In Brookfield’s outlook they say we should expect modest economic growth around the world. On the inflation front Brookfield’s top managers see inflation tick lower over the next year and run below the FOMC’s target 2.0% rate. That, and the FOMC’s moderating stance, will keep interest rates range bound as central banks in Europe and China also seek to stimulate their own economies.
What Does This Mean For Investors?
What this means for investors is that global economic activity will continue in 2019, that inflation will run cool, and the FOMC is unlikely to raise rates. What it means for Brookfield is that real assets portfolios should be skewed toward global infrastructure equities, US MLPs, and real assets debt.

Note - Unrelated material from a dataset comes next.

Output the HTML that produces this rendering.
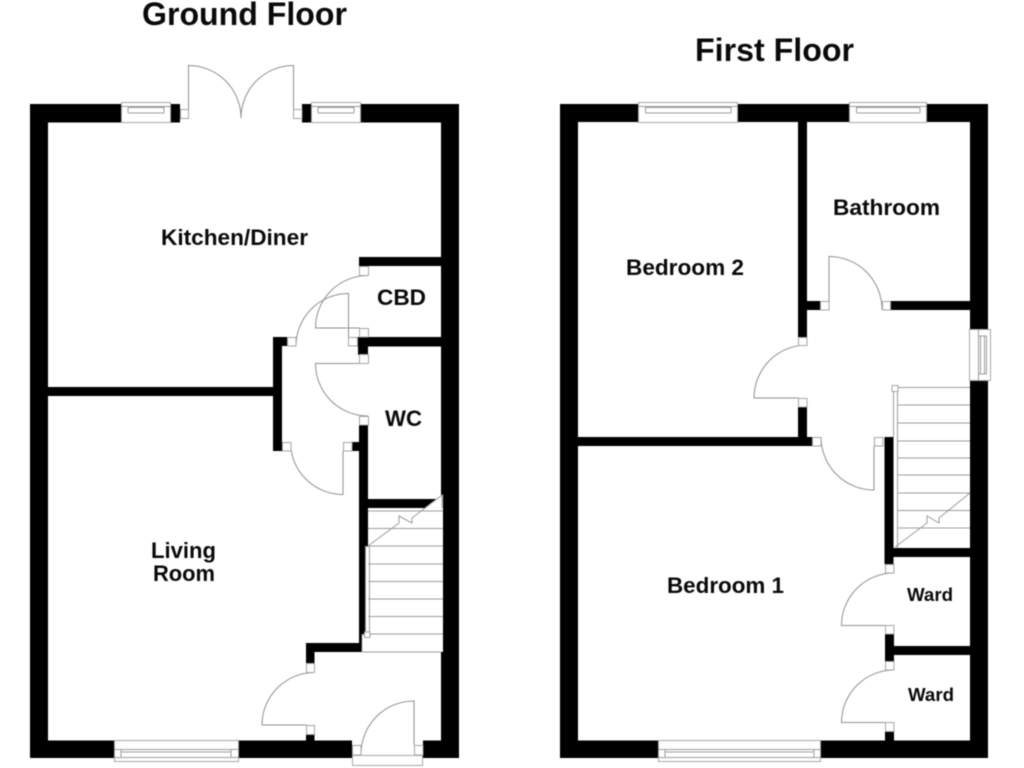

Global infrastructure is being driven by record amounts of spending that are only expected to increase over the next three decades. Key areas of investment for Brookfield are led by the US but include Europe, China/Asia, Australia, and Latin America.
One of several areas of interest includes the build-out of energy infrastructure and specifically that in the US. The US is on a dash to energy independence and expected to spend $800 on new projects over the next 15-17 years.
Brookfield’s Global Listed Infrastructure Income Fund (INF) is only one of several funds managed by Brookfield Public Securities. It invests solely in infrastructure equities of companies on global exchanges. It is heavily weighted to the US and the Midstream/MLP sector but has exposure to projects in Europe, Asia, and others.
The fund pays a dividend yielding about 8.5% at today’s share prices which is compounded by its growth potential. Infrastructure isn’t a hot growth sector but it is one that is growing, growing long-term, and guaranteed to grow long into the future.